HANNIBAL (WGEM) — Tri-State students got a look at how their actions impact water treatment costs for communities along the Mississippi on Friday
The Hannibal Board of Public Works helped Hannibal High School science students measure the water quality of the Bear Creek watershed area.
“We have a bottle or a cylinder that’s clear and we picked up the water and then we looked down into the water and we saw how visible the water was with a meter at the bottom,” freshman Noah Young said.
HBPW officials said while they’re learning about the science, they’re also learning about how to protect water quality in Hannibal.
“We just want everyone to make that connection between our everyday habits and how it can affect water quality,” stormwater coordinator Andrea Campbell said.
She said everything from basic littering to lawn treatments can have negative effects on water quality.
“Even vehicles that aren’t maintained,” she said. “Even though we don’t see that on the street, whenever it rains, the water will pick up those pollutants and carry it through the watershed,” Campbell said.
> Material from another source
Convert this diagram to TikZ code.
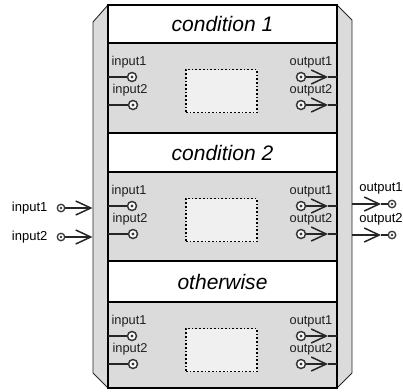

She said it’s important because water treatment can be costly.
She said that’s why the Board of Public Works tries to educate people like Hannibal High School freshman Katelynn Minor on how they can influence water quality.
“I didn’t realize that some of the things like that big of a difference in the water quality,” Minor said. “I didn’t think salt that you put on roads when it snows would affect the watershed.”
HBPW officials said the water quality looked good in Friday’s tests.
They said they test the water along Bear Creek several times a year to get an idea on what pollutants are added to the Mississippi River.